(O homem que olhava o céu?)
(É.)
O homem olhava para o céu no meio do pátio universitário. A boca estava meio aberta e os olhos apertados. Parecia forçar os olhos a procura de algo. O que ele procurava o deixava espantado.
-Ah.- Exclamava.
Um cabulador escutou a interjeição e, para matar o tempo, olhou para cima a fim de descobrir o que assombrava tanto o homem. Nada achou, mas já que estava ali, deixou-se ficar.
-Ah.- disse o homem que olhava o céu.
Um grupo de moças, com a curiosidade inerente às mulheres, parou e cochichou, perguntando-se o que o homem olhava. Como as respostas foram vazias, passaram a procurar no céu o que atraia sua atenção.

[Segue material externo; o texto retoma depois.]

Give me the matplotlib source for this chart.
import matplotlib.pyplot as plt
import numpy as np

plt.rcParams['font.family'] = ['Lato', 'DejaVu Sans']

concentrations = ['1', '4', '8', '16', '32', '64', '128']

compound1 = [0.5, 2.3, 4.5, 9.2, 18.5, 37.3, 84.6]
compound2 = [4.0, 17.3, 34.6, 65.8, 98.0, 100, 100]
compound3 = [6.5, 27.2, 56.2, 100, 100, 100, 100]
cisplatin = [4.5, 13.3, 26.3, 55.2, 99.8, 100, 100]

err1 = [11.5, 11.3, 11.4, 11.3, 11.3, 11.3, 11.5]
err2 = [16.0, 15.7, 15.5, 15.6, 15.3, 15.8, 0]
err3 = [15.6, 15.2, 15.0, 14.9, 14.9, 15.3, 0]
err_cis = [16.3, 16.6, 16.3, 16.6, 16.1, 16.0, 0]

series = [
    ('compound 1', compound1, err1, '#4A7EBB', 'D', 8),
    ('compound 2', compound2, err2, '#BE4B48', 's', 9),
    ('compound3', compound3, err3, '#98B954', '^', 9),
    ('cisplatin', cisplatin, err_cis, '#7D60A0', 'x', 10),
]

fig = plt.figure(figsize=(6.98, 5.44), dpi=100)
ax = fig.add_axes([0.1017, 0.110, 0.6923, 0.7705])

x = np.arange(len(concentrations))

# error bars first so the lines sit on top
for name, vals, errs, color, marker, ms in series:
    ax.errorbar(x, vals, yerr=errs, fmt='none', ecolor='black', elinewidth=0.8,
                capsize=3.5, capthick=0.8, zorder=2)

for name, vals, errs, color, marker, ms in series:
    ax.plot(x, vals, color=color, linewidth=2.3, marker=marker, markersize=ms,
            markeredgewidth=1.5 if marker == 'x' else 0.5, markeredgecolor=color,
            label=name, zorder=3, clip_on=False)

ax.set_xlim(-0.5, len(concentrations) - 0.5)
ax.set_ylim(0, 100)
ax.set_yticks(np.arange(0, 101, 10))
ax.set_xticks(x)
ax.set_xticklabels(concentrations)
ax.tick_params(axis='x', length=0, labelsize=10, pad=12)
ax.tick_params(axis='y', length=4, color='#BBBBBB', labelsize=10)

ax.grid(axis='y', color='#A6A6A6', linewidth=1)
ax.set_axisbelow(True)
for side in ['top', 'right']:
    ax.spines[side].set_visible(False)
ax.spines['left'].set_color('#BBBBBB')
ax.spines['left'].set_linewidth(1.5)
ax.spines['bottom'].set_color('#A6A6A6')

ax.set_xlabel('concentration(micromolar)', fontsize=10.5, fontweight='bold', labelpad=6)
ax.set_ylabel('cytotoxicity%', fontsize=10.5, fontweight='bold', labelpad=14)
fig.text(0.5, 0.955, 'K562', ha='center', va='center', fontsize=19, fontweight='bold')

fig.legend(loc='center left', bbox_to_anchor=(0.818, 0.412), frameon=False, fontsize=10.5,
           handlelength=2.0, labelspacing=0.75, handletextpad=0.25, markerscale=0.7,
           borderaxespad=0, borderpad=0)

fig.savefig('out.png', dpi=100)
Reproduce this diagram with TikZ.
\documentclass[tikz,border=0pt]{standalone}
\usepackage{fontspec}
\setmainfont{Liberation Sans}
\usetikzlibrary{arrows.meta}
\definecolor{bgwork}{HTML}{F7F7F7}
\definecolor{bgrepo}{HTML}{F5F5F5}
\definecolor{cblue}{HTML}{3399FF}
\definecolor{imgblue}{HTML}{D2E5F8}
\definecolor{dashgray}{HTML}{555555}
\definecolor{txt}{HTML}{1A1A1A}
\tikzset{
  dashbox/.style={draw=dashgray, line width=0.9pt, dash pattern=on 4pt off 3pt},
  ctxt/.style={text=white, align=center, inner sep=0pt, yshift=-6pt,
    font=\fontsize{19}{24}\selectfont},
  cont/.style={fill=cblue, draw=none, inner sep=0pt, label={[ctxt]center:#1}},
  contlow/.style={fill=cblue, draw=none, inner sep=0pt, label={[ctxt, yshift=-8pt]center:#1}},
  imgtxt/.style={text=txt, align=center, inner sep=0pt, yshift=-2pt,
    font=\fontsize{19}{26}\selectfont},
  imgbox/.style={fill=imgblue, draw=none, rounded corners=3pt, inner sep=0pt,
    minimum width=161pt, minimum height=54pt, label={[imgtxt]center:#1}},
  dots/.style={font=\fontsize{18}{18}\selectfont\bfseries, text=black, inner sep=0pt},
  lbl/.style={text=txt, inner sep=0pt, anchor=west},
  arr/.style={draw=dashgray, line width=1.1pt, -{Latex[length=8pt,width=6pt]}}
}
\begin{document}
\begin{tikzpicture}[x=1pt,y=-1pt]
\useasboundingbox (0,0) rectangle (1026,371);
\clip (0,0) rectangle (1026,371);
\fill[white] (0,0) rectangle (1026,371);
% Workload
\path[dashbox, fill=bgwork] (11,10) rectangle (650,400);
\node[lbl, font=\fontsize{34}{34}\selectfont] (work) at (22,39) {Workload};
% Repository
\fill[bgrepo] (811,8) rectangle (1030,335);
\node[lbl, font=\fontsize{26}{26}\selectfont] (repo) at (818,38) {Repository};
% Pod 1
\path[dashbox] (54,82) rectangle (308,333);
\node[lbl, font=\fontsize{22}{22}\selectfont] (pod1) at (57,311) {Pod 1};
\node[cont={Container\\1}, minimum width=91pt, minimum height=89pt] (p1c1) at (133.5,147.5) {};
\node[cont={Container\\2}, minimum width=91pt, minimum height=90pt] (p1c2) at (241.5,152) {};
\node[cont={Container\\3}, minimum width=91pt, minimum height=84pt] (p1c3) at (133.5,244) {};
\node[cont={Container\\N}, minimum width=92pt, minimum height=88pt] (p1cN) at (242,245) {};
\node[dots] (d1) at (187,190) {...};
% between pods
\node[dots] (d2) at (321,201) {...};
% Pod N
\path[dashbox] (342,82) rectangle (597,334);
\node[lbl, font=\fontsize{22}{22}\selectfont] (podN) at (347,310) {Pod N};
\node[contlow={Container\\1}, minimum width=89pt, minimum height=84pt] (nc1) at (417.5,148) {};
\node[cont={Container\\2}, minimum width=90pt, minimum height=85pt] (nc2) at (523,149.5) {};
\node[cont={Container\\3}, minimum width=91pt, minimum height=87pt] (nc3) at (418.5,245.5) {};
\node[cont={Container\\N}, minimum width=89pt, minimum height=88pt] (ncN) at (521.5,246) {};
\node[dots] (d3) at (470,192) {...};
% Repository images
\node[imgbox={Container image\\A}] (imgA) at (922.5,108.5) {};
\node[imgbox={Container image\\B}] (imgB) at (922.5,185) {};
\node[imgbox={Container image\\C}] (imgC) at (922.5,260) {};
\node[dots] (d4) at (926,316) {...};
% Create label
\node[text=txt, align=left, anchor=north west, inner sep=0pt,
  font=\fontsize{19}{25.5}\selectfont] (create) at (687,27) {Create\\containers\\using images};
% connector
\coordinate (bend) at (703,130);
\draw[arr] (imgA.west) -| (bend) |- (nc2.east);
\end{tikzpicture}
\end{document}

Uma turma de rapazes que esperava a próxima aula, sentados nos corredores entre as salas, viram o amontoado de garotas e chegaram mais perto para ver se elas usavam ou não sutiã. Notaram que todas olhavam para o céu, deviam estar vendo alguma coisa interessante.
-Ah.- Falou o homem que olhava o céu.
-Aaah.- Repetiram alguns que ali estavam, para dar a impressão de que também viram.

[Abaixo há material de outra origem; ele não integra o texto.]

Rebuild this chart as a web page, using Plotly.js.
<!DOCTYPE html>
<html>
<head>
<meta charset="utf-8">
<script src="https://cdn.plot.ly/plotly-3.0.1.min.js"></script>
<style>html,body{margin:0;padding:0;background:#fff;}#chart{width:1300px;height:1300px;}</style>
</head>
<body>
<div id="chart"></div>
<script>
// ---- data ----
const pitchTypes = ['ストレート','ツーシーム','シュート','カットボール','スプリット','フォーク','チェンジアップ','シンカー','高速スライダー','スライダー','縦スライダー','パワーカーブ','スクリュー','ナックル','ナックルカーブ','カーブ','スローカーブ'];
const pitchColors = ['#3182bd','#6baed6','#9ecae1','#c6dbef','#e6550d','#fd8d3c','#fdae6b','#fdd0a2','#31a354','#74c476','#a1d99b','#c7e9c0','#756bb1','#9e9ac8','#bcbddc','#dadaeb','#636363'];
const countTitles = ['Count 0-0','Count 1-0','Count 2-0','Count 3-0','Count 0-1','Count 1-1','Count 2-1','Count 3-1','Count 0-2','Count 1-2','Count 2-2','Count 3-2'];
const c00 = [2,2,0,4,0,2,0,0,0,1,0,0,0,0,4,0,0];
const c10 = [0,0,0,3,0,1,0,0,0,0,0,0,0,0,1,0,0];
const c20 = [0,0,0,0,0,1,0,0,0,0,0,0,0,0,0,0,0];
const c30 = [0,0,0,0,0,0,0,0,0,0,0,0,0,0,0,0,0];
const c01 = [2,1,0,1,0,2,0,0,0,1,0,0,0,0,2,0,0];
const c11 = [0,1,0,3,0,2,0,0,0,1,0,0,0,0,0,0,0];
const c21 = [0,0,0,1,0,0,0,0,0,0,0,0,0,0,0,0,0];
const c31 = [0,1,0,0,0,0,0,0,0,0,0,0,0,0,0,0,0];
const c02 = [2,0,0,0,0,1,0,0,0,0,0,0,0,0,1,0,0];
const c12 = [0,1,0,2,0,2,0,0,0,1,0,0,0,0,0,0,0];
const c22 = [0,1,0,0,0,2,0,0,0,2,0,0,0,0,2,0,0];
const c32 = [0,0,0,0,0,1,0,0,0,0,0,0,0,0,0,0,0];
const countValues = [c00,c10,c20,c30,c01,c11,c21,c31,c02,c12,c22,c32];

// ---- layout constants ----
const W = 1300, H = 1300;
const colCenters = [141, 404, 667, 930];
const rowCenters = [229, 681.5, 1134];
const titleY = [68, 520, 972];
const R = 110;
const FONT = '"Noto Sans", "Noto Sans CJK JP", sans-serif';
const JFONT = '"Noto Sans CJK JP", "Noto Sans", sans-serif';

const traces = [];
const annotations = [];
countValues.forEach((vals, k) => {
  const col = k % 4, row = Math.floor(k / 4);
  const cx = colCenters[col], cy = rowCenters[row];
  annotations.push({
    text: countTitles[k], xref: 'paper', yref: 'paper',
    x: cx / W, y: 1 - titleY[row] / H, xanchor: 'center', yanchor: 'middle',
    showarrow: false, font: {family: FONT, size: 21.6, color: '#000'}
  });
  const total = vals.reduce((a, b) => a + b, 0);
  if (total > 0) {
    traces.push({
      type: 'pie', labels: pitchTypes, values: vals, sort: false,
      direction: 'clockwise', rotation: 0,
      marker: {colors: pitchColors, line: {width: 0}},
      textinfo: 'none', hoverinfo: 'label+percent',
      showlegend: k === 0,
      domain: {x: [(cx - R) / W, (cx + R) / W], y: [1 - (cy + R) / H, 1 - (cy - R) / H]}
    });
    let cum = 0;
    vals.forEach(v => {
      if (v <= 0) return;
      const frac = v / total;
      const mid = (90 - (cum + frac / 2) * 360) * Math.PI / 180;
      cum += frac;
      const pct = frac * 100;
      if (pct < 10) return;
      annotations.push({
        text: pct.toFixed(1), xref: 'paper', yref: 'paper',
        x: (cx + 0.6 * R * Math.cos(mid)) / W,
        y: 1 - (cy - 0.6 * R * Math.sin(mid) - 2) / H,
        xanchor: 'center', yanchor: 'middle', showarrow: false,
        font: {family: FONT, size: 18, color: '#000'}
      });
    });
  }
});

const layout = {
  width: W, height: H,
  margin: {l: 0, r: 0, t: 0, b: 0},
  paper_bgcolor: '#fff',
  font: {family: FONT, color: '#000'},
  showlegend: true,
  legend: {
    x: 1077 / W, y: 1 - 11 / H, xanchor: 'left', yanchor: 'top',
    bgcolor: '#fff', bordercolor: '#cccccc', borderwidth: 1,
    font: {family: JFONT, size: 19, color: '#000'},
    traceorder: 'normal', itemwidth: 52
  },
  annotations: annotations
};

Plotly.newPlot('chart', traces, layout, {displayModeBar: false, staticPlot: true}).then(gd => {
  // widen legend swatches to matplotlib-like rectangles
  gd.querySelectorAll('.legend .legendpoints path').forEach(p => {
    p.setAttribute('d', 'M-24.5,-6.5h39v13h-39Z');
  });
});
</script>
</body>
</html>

Professores que andavam pelo local pararam e começaram a pesquisar o céu. Faxineiras, maravilhadas, estavam adorando participar daquele movimento estudantil. Funcionários da Universidade também estavam ali, com o intuito de descobrir se aquela agitação lhes traria algum indesejado serviço extra. Vendedores de balas, aproveitando a concentração, encostaram com seus carrinhos. E estudantes, muitos, pararam, viram o pessoal e olharam para o céu.

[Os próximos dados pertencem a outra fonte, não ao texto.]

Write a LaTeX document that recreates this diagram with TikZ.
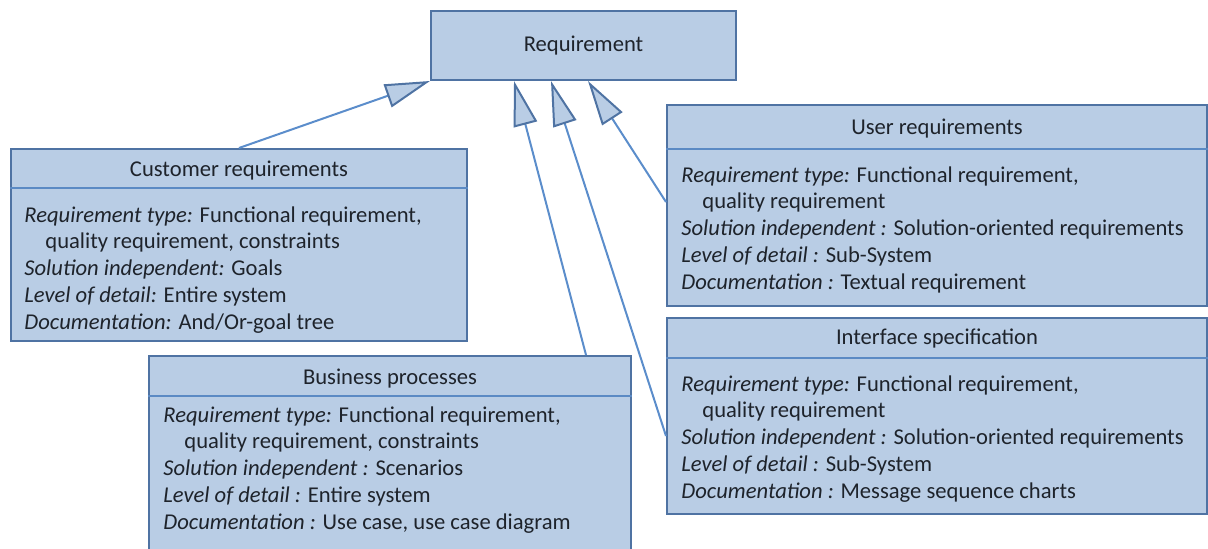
\documentclass[tikz,border=0pt]{standalone}
\usepackage{fontspec}
\setmainfont{Carlito}
\usetikzlibrary{arrows.meta,calc}
\definecolor{boxfill}{HTML}{B9CDE5}
\definecolor{boxdraw}{HTML}{4F73A3}
\definecolor{divline}{HTML}{5B8AC4}
\definecolor{conn}{HTML}{5B8DCB}
\definecolor{txt}{HTML}{1E232B}
\tikzset{
  umlbox/.style={draw=boxdraw, fill=boxfill, line width=1pt, rectangle, inner sep=0pt},
  divider/.style={draw=divline, line width=1pt},
  headtxt/.style={anchor=base, inner sep=0pt, text=txt, font=\fontsize{11.3}{13.4}\selectfont},
  bodytxt/.style={anchor=north west, inner sep=0pt, align=left, text=txt, font=\fontsize{11.3}{13.4}\selectfont},
  gen/.style={draw=conn, line width=1pt, -{Triangle[length=22.5pt, width=12pt, fill=boxfill, color=boxdraw, line width=1pt]}}
}
\newcommand{\ind}{\hspace*{10.5pt}}
\begin{document}
\begin{tikzpicture}[x=0.5pt, y=-0.5pt]
\useasboundingbox (0,0) rectangle (1208,549);

% Requirement
\node[umlbox, minimum width=152.5pt, minimum height=34.5pt] (req) at (583.5,45.5) {};
\node[headtxt] (reqt) at (583.5,52) {Requirement};

% Customer requirements
\node[umlbox, minimum width=228pt, minimum height=96pt] (cust) at (239,245) {};
\draw[divider] (cust.west |- 0,188) -- (cust.east |- 0,188);
\node[headtxt] (custh) at (239,177) {Customer requirements};
\node[bodytxt] (custb) at (24,203) {\strut\textit{Requirement type:} Functional requirement,\\
\ind quality requirement, constraints\\
\textit{Solution independent:} Goals\\
\textit{Level of detail:} Entire system\\
\textit{Documentation:} And/Or-goal tree};

% Business processes
\node[umlbox, minimum width=241pt, minimum height=99.5pt] (bus) at (390,455.5) {};
\draw[divider] (bus.west |- 0,396) -- (bus.east |- 0,396);
\node[headtxt] (bush) at (390,385) {Business processes};
\node[bodytxt] (busb) at (163,403) {\strut\textit{Requirement type:} Functional requirement,\\
\ind quality requirement, constraints\\
\textit{Solution independent :} Scenarios\\
\textit{Level of detail :} Entire system\\
\textit{Documentation :} Use case, use case diagram};

% User requirements
\node[umlbox, minimum width=270pt, minimum height=100.5pt] (user) at (937,205.5) {};
\draw[divider] (user.west |- 0,149) -- (user.east |- 0,149);
\node[headtxt] (userh) at (937,135) {User requirements};
\node[bodytxt] (userb) at (681,163) {\strut\textit{Requirement type:} Functional requirement,\\
\ind quality requirement\\
\textit{Solution independent :} Solution-oriented requirements\\
\textit{Level of detail :} Sub-System\\
\textit{Documentation :} Textual requirement};

% Interface specification
\node[umlbox, minimum width=270pt, minimum height=98pt] (intf) at (937,416) {};
\draw[divider] (intf.west |- 0,358) -- (intf.east |- 0,358);
\node[headtxt] (intfh) at (937,345) {Interface specification};
\node[bodytxt] (intfb) at (681,372) {\strut\textit{Requirement type:} Functional requirement,\\
\ind quality requirement\\
\textit{Solution independent :} Solution-oriented requirements\\
\textit{Level of detail :} Sub-System\\
\textit{Documentation :} Message sequence charts};

% Generalisation connectors
\draw[gen] (cust.north) -- (req.south west);
\draw[gen] ($(bus.north east)+(-46,0)$) -- ($(req.south west)+(84,0)$);
\draw[gen] ($(intf.north west)+(0,119)$) -- ($(req.south west)+(121,0)$);
\draw[gen] ($(user.north west)+(0,98)$) -- ($(req.south west)+(158,0)$);
\end{tikzpicture}
\end{document}
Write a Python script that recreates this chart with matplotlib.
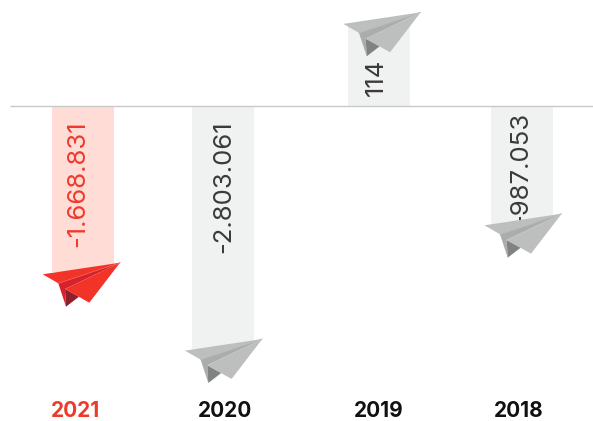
import numpy as np
import matplotlib
matplotlib.use('Agg')
import matplotlib.pyplot as plt
from matplotlib.patches import Polygon
from matplotlib.transforms import Affine2D

years = ['2021', '2020', '2019', '2018']
values = [-1668831, -2803061, 114, -987053]
value_labels = ['-1.668.831', '-2.803.061', '114', '-987.053']

# where each column and year label sits across the sheet
bar_x = [83, 223, 379, 522]
year_x = [75, 225, 379, 519]

# axis is not linear: short columns get stretched so the plane and label fit
scale_vals = [-3849000, -2803061, -1668831, -987053, 0, 114, 145]
scale_pos = [-315, -243, -166, -118, 0, 81, 106]

RED = {'bar': '#FFDDD6', 'text': '#EE3A2A', 'wing': '#F23327', 'fold': '#D6222C', 'dark': '#8E1F2B', 'crease': '#F25A4E'}
GREY = {'bar': '#F0F2F1', 'text': '#3A3A3A', 'wing': '#BDBEBE', 'fold': '#ABACAD', 'dark': '#808284', 'crease': '#B8B9B9'}

plt.rcParams['font.family'] = ['Inter', 'DejaVu Sans']


def forward(v):
    return np.interp(v, scale_vals, scale_pos)


def inverse(p):
    return np.interp(p, scale_pos, scale_vals)


# plane outline in pixels, measured from the nose, y pointing down
NOSE = (120, 262.7)
WING_L = [(120, 262.7), (42.7, 274.3), (58.3, 283.3)]
STRIP = [(120, 262.7), (58.3, 283.3), (66, 306.7), (65, 289)]
TAIL = [(65, 289), (66, 306.7), (79, 296.7)]
WING_R = [(120, 262.7), (65, 289), (89.3, 302.7)]


def draw_plane(ax, nose_x, nose_y, c):
    # nose_x, nose_y are pixels from the top left of the figure
    tr = Affine2D().translate(-NOSE[0], -NOSE[1]).translate(nose_x, nose_y).scale(1, -1).translate(0, 421)
    for pts, col in [(WING_L, c['wing']), (STRIP, c['fold']), (TAIL, c['dark']), (WING_R, c['wing'])]:
        ax.add_patch(Polygon(pts, closed=True, fc=col, ec='none', transform=tr, zorder=4))
    ax.plot([58.3, 120], [283.3, 262.7], color=c['crease'], lw=0.6, transform=tr, zorder=5)


fig = plt.figure(figsize=(5.93, 4.21), dpi=100)
ax = fig.add_axes([0, 0, 1, 1])
ax.set_yscale('function', functions=(forward, inverse))
ax.set_xlim(0, 593)
ax.set_ylim(scale_vals[0], scale_vals[-1])
ax.axis('off')

palette = [RED, GREY, GREY, GREY]
nose_offsets = [(37, -9.3), (39.3, -10), (41.7, 12.3 - 25), (39.7, -10.3)]
label_x = [78, 224, 376, 521]
label_gap = [-14, -14, 10, -6]

ax.bar(bar_x, values, width=62, color=[c['bar'] for c in palette], zorder=1)
ax.plot([10, 593], [0, 0], color='#C9C9C9', lw=1, zorder=2, solid_capstyle='butt')

for i, v in enumerate(values):
    c = palette[i]
    # rotated value label hangs from the baseline, positive ones stand on it
    ax.annotate(value_labels[i], xy=(label_x[i], 0), xytext=(0, label_gap[i]),
                textcoords='offset pixels', rotation=90, ha='center',
                va='bottom' if v > 0 else 'top', color=c['text'], fontsize=18.5, zorder=3)
    end_y = 106 - forward(v)
    draw_plane(ax, bar_x[i] + nose_offsets[i][0], end_y + nose_offsets[i][1], c)
    ax.text(year_x[i], 0.024, years[i], transform=ax.get_xaxis_transform(), ha='center', va='center',
            fontsize=15, fontweight='bold', color=c['text'] if i == 0 else '#111111')

fig.savefig('out.png', dpi=100)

-Ah.- Anunciou o homem que olhava o céu.
-Aah.- Assustaram-se uns.
-Aah.- Disseram outros.
-Aah.- Contemplaram alguns.
-Aah.- Entenderam algoutros.
-Aah.- Repetiu o resto.
Uma verdadeira multidão agora estava em torno do homem que olhava o céu. Alguns perguntavam o que eles estavam vendo.
-Ali.- Respondiam-se sussurrando. -Lá em cima, não tá vendo?
-Ha hã.- Claro que estava, não admitiria que era o único a não ver.
Católicos, protestantes, crentes, macumbeiros, teosóficos, numerologistas, tarólogos, brancos, pretos, amarelos, vermelhos, verdes (havia uma gestante quase parindo e ela estava verde de enjôo), operários, empresários, gerentes, vendedores, advogados, médicos, engenheiros, vagabundos, cabeludos, carecas, gays, heteros, bis, dois olhos, quatro olhos, petistas, peemedebistas, pedeessistas, doentes, saudáveis, atletas, ociosos, inteligentes, burros, bonitos, feios, virgens, tarados, aidéticos, fumantes, não-fumantes, drogados, prostitutas, clientes, vicentinos, assistentes sociais, roqueiros, jazzeiros. Muitas, muitas pessoas estavam ali. De todos os tipos. Todos cercavam o homem que olhava o céu.
-Ah.- Disse ele.
-Aaah.- Responderam todos, espantados.
-Nhé.- Respondeu o bebê, que nasceu ali mesmo.
-Ah.- Repetiu o homem que olhava o céu.
-Aaaah.- Responderam todos, em coro.
A multidão estava unida pela curiosidade e pelo respeito ao evento que estava prestes a se desencadear. Todos tinham um só pensamento e uma só voz.
-Ah.- Novamente o homem que olhava o céu.
-Aaaaah.- A multidão.
Todos ficaram nervosos.
-Ah.- Mais uma vez o homem que olhava o céu.
-Aaaaaah.- A multidão, mais alto.
A coisa estava acontecendo.
-Ah.- O homem.
-Aaaaaaah.- A multidão.
Subitamente:
-Athin.- O homem que olhava o céu agora olhava para baixo, depois de ter espirrado em todos na sua frente.